René Nathan Risser (1869 in Thann, Haut-Rhin – 1958) was a French statistician, mathematician, actuary, artillery officer, government administrator, professor of actuarial science, and inventor.

==Education and career==
Risser graduated from the École polytechnique in 1892 and then graduated from the École d'application de l'artillerie et du génie (School of application of artillery and of engineering) in the Arrondissement of Fontainebleau. In 1898 he became an employee of the Statistique générale de la France (French Bureau of Statistics) upon recommendations from Emmanuel Carvallo and Arthur Fontaine. Upon the advice of Lucien March, Risser oriented his career toward actuarial science and in 1907 joined the government ministry of Travail et de la Prévoyance sociale (labor and social welfare). Initially he was the Insurance Supervisory Commissioner and then became Chief Actuary of the ministry and a member of the board of the Institut des actuaires français. One of his notable appointees was Anatole Weber.

Risser was mobilized as an artillery officer in 1914. During WW I, he developed firing tables for artillery and developed a method of artillery fire in mountainous terrain when he was part of a French detachment to the Italian army in 1918. In 1925 he received from the University of Paris a doctorate in mathematics for his thesis on mechanics Essai sur la théorie des ondes par émersion. His thesis committee consisted of Gabriel Koenigs, Édouard Goursat, and Émile Borel. In 1927 Risser was appointed a professor of actuarial science and insurance at the École polytechnique, a position which he held until his retirement in 1937. In 1938 he was made an honorary professor of the Conservatoire national des arts et métiers (CNAM).

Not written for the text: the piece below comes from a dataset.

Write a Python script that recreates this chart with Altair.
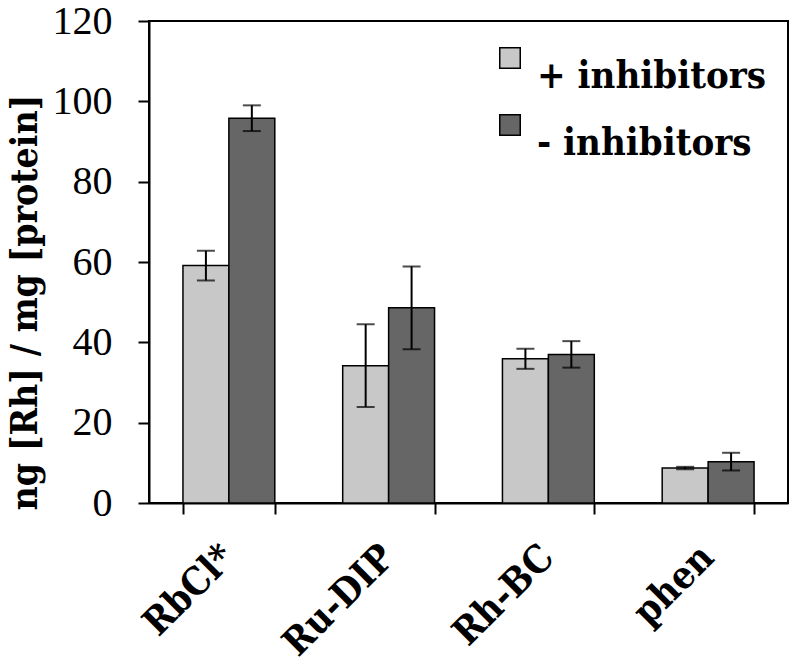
import altair as alt
import pandas as pd

categories = ["RbCl*", "Ru-DIP", "Rh-BC", "phen"]
series = ["+ inhibitors", "- inhibitors"]
plus_vals = [59.1, 34.2, 35.9, 8.7]
plus_err = [3.7, 10.3, 2.5, 0.3]
minus_vals = [95.8, 48.6, 37.0, 10.3]
minus_err = [3.2, 10.3, 3.3, 2.2]
colors = ["#c8c8c8", "#666666"]

rows = []
for c, v, e in zip(categories, plus_vals, plus_err):
    rows.append({"cat": c, "series": series[0], "value": v, "lo": v - e, "hi": v + e})
for c, v, e in zip(categories, minus_vals, minus_err):
    rows.append({"cat": c, "series": series[1], "value": v, "lo": v - e, "hi": v + e})
df = pd.DataFrame(rows)

FONT = "Liberation Serif"
BOLD_FONT = "DejaVu Serif Condensed"

x_enc = alt.X(
    "cat:N",
    sort=categories,
    title=None,
    scale=alt.Scale(paddingInner=0.425, paddingOuter=0.2125),
    axis=alt.Axis(
        labelAngle=-45,
        labelAlign="right",
        labelBaseline="top",
        labelFont=BOLD_FONT,
        labelFontSize=38,
        labelFontWeight="bold",
        labelColor="black",
        labelPadding=24,
        labelOffset=-14,
        tickBand="extent",
        tickSize=11,
        tickWidth=2,
        tickColor="black",
        domainColor="black",
        domainWidth=2,
        grid=False,
    ),
)
xoff_enc = alt.XOffset("series:N", sort=series, scale=alt.Scale(paddingInner=0, paddingOuter=0))

y_scale = alt.Scale(domain=[0, 120], nice=False)
y_axis = alt.Axis(
    values=[0, 20, 40, 60, 80, 100, 120],
    labelFont=FONT,
    labelFontSize=40,
    labelColor="black",
    labelPadding=26,
    tickSize=11,
    tickWidth=2,
    tickColor="black",
    domainColor="black",
    domainWidth=2,
    grid=False,
    title="ng [Rh] / mg [protein]",
    titleFont=BOLD_FONT,
    titleFontSize=37,
    titleFontWeight="bold",
    titleColor="black",
    titleAngle=-90,
    titleX=-124,
    titleY=281,
    titleAlign="center",
    titleBaseline="middle",
)

base = alt.Chart(df).encode(x=x_enc, xOffset=xoff_enc)

bars = base.mark_bar(stroke="black", strokeWidth=1.5).encode(
    y=alt.Y("value:Q", scale=y_scale, axis=y_axis),
    color=alt.Color(
        "series:N",
        sort=series,
        scale=alt.Scale(domain=series, range=colors),
        legend=alt.Legend(
            title=None,
            orient="none",
            legendX=342,
            legendY=18,
            symbolType="square",
            symbolSize=420,
            symbolStrokeColor="black",
            symbolStrokeWidth=1.5,
            labelFont=BOLD_FONT,
            labelFontSize=38,
            labelFontWeight="bold",
            labelColor="black",
            labelBaseline="top",
            labelOffset=8,
            rowPadding=10,
            labelLimit=400,
        ),
    ),
)

rules = base.mark_rule(color="black", strokeWidth=2).encode(
    y=alt.Y("lo:Q", scale=y_scale, axis=y_axis),
    y2="hi:Q",
)
caps_hi = base.mark_tick(color="black", thickness=2, size=18).encode(
    y=alt.Y("hi:Q", scale=y_scale, axis=y_axis)
)
caps_lo = base.mark_tick(color="black", thickness=2, size=18).encode(
    y=alt.Y("lo:Q", scale=y_scale, axis=y_axis)
)

chart = (
    alt.layer(bars, rules, caps_hi, caps_lo)
    .properties(
        width=639,
        height=482,
        autosize=alt.AutoSizeParams(type="none"),
        padding={"left": 141, "top": 13, "right": 4, "bottom": 161},
        background="white",
    )
    .configure_view(stroke="black", strokeWidth=2)
)

chart.save("out.html", embed_options={"renderer": "svg", "actions": False})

In 1911 Risser was awarded the Prix Montyon in statistics. He was an Invited Speaker of the ICM in 1924 in Toronto, in 1928 in Bologna, and in 1932 in Zurich.

==Selected publications==
===Articles===
- "Coût de la loi sur les retraites ouvrières et paysannes pour le premier exercice." Journal de la société française de statistique 52 (1911): 385–415.
- "Exposé des principes de la statistique mathématique. Considérations générales." Journal de la société française de statistique 76 (1935): 281–318.
- "Chronique des banques et marchés monétaires." Journal de la société française de statistique 78 (1937): 75–79.
- "Rien et l'infini." Journal de la société française de statistique 89 (1948): 28–42.
- "A propos de l'application de la loi de Gauss." Journal de la société française de statistique 91 (1950): 210–218.

===Books===
- Les applications de la statistique à la démographie et à la biologie. Gauthier-Villars, 1932, 255 pages.
- with Claude Émile Traynard: Les principes de la statistique mathématique. Vol. 1. Gauthier-Villars, 1933, 338 pages.